Cette nouvelle adaptation de la pièce de théâtre de Marguerite Duras témoigne en premier lieu de la protéiformité de l’œuvre de cette écrivaine et cinéaste. Le non moins réussi Vera Baxter était, lui aussi adapté de cette pièce. On se souvient de son unique thème musical latino-américanisant qui habite le film. Excellente technique, par ailleurs initiée par Duras, qui consiste à donner au film une sorte de signature musicale récurrente qui stimule l'appréhension du spectateur quant à la réapparition du court thème musical, généralement composé de quelques notes. Il est intéressant de noter que cette méthode a été reprise par de nombreux cinéastes dont Hong Sang-Soo qui la maîtrise à merveille, notamment dans Hotel by the River. Benoit Jacquot s’en souvient aussi pour Suzanna Andler mais opte pour une sorte de flûte de Pan, assez effacée. Quoi qu’il en soit Baxter et Andler sont difficilement assimilables et pourtant ces deux films proviennent de la même pièce. Leurs points communs sont peu nombreux tant chaque adaptation est attachée à un tout et une manière fondamentalement durasiens. On conviendra, au détriment du film, que le duo Gainsbourg-Schneider n’arrive pas à la cheville de celui de Seyrig-Depardieu. Charlotte Gainsbourg, qui semble investie dans son rôle, a été une héroïne durasienne à la hauteur, estime une partie de la presse française.

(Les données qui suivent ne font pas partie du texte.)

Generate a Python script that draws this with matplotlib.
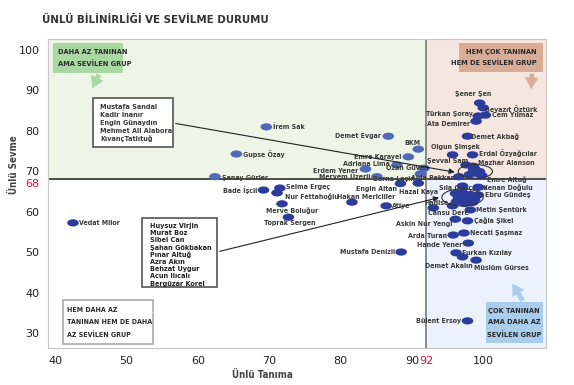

Pourtant le principal reproche que l’on peut lui faire est qu’elle habite trop les dialogues. En se remémorant les grands héroïnes durasiennes qu’étaient Emmanuelle Riva ou Delphine Seyrig, leur force était justement de réciter leurs dialogues avec une platitude assumée mais une élégance folle. Gainsbourg perd sur les deux tableaux, habillée pour Saint-Laurent elle semble graviter autour de ce salon, certes hermétique, sans jamais l’habiter. Quant à Niels Schneider, il est intéressant de l’évoquer parce que Suzanna Andler confirme un cas d’école : son effacement face au rôle féminin. Cet acteur, dans ses derniers films essentiellement, semble être choisi dans l’unique but d’être discret face au personnage féminin, c’est le cas dans Revenir face à Adèle Exarchopoulos, dans Sibyl face à Virginie Efira et même dans Les choses qu’on dit les choses qu’on fait, face à Camélia Jordana. Avec ces quelques derniers rôles, Niels Schneider, qu’il fallait pourtant apprécier dans les amours imaginaires, semble être malheureusement réduit à une vignette masculine figée, faisant ressortir la présence de sa partenaire.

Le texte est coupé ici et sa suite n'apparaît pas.